## Exercise input

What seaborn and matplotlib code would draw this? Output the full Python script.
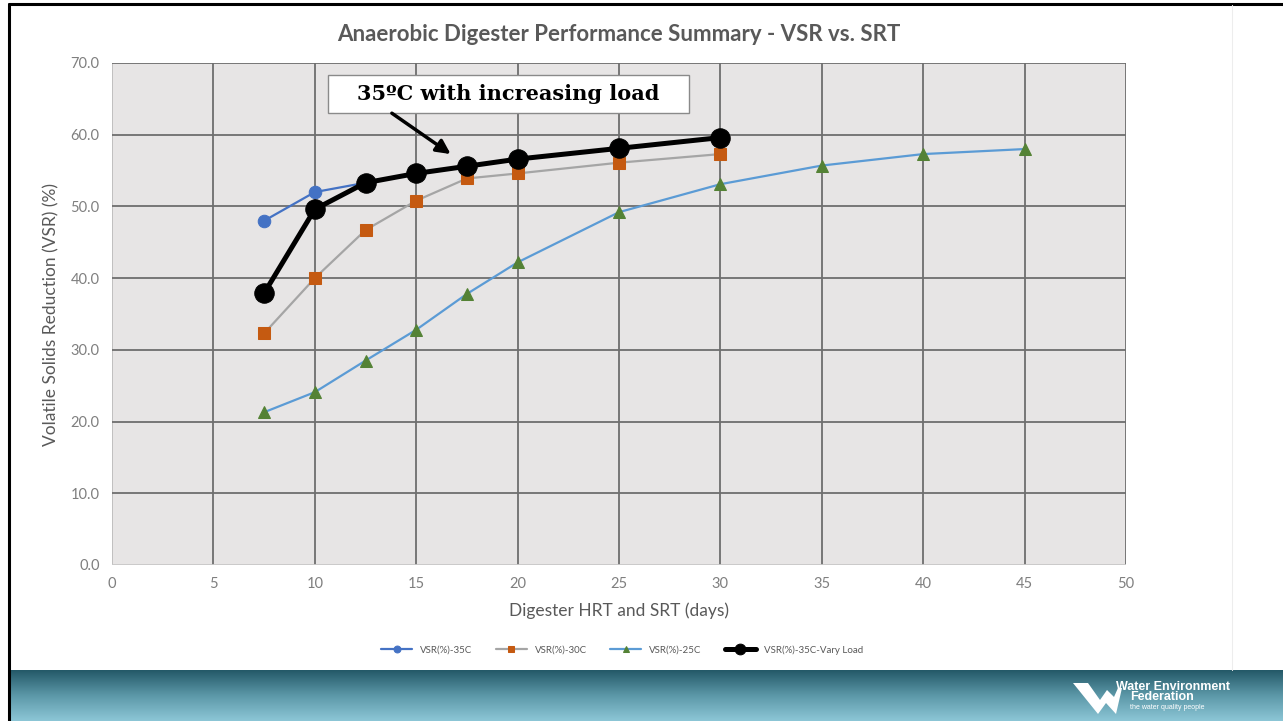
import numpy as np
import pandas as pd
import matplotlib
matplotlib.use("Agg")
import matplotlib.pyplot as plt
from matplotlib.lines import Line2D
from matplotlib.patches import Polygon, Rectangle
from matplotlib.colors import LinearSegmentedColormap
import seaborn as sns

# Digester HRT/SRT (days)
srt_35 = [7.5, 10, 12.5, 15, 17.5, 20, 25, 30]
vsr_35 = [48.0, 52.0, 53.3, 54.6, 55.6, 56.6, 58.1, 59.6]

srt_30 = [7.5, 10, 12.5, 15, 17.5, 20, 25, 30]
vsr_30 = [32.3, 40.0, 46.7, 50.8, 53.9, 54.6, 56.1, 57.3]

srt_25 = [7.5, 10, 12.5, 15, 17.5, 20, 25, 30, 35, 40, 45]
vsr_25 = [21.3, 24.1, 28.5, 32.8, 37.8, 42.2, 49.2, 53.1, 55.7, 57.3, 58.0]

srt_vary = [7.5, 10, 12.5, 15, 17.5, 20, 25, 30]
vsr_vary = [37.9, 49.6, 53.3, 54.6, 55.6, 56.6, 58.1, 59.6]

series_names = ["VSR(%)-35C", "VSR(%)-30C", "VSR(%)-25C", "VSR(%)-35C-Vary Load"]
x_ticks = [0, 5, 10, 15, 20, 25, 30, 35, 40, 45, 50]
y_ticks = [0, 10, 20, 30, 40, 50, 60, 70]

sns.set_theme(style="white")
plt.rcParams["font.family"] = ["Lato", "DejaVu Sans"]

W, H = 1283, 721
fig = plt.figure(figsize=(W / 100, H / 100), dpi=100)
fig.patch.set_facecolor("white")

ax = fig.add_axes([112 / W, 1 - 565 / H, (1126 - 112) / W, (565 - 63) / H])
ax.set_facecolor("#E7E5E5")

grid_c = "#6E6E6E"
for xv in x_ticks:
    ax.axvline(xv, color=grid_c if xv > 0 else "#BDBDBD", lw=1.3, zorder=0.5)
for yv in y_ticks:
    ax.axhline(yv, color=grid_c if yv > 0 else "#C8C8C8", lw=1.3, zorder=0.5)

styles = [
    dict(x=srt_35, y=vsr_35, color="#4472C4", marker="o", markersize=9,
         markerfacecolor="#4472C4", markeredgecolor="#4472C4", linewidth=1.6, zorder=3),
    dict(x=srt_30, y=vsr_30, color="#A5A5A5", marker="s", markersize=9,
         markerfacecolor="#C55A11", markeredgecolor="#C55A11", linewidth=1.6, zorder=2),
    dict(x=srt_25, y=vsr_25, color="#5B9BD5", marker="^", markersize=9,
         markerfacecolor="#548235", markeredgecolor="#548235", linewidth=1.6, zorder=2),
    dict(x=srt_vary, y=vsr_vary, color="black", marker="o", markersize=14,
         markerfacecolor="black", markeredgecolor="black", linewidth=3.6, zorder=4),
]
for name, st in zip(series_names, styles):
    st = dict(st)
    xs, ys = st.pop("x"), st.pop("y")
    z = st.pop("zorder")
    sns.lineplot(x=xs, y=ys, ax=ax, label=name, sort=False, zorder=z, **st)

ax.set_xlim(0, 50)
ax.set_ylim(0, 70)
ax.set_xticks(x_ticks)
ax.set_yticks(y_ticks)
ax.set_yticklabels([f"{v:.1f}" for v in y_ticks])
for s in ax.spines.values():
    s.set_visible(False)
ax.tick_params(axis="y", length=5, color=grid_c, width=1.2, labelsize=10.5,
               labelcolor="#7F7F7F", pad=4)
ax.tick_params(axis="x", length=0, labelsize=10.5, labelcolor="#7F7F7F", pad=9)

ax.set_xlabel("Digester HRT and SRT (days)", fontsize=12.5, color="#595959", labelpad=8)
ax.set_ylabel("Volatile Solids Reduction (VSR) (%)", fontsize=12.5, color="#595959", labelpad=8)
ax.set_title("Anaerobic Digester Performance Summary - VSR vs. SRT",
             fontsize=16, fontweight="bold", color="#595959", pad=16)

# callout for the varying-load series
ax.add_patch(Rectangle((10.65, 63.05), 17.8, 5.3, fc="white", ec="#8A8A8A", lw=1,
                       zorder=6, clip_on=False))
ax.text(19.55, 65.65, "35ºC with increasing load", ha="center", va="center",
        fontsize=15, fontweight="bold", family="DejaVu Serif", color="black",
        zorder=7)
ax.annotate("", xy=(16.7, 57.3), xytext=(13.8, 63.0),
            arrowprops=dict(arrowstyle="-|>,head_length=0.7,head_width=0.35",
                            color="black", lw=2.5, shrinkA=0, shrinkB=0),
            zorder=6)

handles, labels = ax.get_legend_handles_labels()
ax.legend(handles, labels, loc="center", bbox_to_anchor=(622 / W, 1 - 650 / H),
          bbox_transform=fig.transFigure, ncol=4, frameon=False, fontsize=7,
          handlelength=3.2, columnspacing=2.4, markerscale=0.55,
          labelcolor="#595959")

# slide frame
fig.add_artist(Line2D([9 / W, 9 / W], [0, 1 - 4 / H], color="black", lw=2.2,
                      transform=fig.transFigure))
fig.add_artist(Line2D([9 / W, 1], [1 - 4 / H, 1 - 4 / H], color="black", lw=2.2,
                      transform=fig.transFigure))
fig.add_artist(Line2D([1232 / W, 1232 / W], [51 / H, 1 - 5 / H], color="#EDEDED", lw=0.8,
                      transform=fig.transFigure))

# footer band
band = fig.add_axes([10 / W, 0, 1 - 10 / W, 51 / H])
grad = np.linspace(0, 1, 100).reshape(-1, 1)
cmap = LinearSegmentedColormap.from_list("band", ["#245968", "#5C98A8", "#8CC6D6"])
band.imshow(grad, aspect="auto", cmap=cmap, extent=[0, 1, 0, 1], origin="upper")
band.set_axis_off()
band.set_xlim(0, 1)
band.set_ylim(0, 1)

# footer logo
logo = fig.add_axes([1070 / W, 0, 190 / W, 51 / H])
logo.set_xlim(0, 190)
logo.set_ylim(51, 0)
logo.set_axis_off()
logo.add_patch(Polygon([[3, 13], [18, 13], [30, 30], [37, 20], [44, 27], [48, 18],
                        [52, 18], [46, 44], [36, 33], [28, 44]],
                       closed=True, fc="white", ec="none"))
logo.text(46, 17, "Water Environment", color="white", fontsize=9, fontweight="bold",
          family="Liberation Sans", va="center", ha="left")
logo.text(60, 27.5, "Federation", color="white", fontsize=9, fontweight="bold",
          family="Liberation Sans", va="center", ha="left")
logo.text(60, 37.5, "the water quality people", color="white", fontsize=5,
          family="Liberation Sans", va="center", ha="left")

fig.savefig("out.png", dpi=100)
...
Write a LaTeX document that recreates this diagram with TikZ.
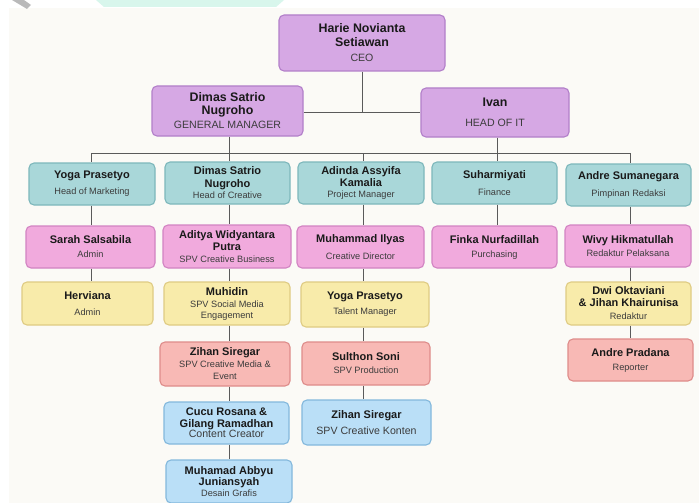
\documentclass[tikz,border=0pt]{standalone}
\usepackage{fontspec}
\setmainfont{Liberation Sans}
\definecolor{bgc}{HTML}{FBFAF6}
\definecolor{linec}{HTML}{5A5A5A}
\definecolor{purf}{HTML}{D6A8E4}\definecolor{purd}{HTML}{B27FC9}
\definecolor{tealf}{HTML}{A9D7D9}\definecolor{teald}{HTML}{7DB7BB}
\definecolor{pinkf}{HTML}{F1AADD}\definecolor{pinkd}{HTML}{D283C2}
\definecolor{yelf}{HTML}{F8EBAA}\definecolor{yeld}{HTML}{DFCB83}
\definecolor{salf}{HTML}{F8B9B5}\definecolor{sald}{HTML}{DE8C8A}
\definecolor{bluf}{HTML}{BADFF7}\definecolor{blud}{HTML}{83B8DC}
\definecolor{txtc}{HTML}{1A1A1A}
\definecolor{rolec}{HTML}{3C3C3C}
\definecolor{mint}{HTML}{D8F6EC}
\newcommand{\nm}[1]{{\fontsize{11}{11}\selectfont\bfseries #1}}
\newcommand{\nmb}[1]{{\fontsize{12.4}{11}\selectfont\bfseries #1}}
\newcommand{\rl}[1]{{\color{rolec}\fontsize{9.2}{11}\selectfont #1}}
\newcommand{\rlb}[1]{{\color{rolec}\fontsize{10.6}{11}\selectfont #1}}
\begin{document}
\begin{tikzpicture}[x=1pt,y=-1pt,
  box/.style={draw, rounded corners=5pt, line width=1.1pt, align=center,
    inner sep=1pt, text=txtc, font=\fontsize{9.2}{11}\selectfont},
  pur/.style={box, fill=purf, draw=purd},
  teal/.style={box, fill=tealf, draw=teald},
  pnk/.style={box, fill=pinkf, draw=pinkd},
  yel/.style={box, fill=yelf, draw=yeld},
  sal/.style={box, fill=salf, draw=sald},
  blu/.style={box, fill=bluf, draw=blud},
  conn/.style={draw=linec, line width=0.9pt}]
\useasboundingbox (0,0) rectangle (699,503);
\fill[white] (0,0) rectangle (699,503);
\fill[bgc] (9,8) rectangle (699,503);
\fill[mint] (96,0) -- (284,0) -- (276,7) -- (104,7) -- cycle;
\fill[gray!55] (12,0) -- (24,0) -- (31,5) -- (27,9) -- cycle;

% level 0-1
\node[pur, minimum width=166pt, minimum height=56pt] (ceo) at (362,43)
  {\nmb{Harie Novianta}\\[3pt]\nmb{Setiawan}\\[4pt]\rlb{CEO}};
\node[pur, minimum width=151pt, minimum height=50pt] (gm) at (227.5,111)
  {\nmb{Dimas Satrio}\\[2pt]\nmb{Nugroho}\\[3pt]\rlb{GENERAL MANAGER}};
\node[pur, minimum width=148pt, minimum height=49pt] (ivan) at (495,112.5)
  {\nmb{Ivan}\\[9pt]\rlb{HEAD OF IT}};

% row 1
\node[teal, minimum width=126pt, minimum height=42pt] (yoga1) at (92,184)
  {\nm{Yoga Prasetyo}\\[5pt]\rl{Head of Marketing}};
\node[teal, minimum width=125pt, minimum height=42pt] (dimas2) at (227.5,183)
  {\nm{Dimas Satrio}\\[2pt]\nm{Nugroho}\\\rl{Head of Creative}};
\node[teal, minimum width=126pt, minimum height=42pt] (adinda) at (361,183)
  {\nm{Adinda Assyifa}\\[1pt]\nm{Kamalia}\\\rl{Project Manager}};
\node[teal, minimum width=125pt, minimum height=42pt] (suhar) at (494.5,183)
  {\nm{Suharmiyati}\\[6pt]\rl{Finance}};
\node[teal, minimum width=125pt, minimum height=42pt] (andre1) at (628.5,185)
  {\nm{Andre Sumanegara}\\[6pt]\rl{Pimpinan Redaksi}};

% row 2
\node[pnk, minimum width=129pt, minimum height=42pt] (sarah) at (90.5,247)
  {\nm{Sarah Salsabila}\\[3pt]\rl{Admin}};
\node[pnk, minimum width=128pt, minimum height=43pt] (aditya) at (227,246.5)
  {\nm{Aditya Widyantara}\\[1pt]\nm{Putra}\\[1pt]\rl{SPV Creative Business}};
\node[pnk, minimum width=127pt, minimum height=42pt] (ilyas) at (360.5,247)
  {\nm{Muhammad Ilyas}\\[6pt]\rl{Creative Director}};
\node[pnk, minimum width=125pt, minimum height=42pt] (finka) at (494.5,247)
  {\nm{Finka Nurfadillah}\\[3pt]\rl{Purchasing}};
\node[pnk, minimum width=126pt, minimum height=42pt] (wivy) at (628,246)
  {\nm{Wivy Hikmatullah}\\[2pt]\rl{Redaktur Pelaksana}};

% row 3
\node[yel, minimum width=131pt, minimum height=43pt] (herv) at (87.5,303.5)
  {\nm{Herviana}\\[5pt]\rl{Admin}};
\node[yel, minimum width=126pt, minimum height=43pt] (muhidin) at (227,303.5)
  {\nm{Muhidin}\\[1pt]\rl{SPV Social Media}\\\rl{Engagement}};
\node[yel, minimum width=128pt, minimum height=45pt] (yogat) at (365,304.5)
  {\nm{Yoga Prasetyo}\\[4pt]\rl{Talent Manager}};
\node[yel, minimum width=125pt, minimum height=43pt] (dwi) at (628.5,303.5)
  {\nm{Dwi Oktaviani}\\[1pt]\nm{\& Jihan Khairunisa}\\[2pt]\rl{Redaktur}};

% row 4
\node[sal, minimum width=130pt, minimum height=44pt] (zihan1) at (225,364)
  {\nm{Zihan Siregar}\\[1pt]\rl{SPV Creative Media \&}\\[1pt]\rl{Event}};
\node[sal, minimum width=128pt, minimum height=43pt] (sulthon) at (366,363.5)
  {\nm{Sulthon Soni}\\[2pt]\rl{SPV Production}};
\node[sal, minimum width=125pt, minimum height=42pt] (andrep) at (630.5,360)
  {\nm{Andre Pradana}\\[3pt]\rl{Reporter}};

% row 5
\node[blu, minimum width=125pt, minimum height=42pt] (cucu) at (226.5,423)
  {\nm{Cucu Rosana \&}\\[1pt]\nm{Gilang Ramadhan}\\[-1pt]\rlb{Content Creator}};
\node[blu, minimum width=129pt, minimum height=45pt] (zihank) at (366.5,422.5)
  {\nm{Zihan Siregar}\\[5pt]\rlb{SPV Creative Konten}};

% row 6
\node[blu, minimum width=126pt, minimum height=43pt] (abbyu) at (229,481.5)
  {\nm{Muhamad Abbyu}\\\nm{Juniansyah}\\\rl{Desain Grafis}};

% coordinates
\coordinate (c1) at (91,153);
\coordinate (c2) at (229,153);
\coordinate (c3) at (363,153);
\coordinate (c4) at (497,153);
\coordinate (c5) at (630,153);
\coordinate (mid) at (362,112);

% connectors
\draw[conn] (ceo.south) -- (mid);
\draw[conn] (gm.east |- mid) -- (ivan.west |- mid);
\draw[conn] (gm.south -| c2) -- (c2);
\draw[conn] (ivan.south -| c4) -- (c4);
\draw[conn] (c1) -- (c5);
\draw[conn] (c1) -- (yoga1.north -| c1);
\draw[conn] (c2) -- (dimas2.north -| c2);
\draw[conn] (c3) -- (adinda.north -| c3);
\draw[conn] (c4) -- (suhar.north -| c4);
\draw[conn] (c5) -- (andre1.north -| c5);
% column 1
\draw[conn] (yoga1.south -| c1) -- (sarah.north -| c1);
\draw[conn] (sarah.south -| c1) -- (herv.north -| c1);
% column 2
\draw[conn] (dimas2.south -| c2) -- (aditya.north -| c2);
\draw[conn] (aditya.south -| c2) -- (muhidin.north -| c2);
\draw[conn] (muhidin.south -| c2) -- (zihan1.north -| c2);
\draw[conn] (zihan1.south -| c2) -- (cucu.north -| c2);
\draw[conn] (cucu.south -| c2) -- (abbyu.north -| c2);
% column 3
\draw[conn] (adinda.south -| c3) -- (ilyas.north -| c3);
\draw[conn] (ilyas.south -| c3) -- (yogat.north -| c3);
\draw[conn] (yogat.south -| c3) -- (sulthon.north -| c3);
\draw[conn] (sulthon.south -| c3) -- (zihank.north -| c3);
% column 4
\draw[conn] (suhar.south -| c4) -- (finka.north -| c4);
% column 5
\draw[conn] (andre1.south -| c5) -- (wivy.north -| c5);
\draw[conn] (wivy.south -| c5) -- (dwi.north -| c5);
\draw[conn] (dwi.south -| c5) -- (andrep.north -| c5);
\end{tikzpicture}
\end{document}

## Task to carry out
From the records above, transcribe exactly the lines starting at the one containing "What seaborn and" and ending at the one containing "vsr_35 = [48.0, 52.0, 53.3, 54.6, 55.6, 56.6, 58.1, 59.6]". Skip the pictures.

## Written response
What seaborn and matplotlib code would draw this? Output the full Python script.
import numpy as np
import pandas as pd
import matplotlib
matplotlib.use("Agg")
import matplotlib.pyplot as plt
from matplotlib.lines import Line2D
from matplotlib.patches import Polygon, Rectangle
from matplotlib.colors import LinearSegmentedColormap
import seaborn as sns

# Digester HRT/SRT (days)
srt_35 = [7.5, 10, 12.5, 15, 17.5, 20, 25, 30]
vsr_35 = [48.0, 52.0, 53.3, 54.6, 55.6, 56.6, 58.1, 59.6]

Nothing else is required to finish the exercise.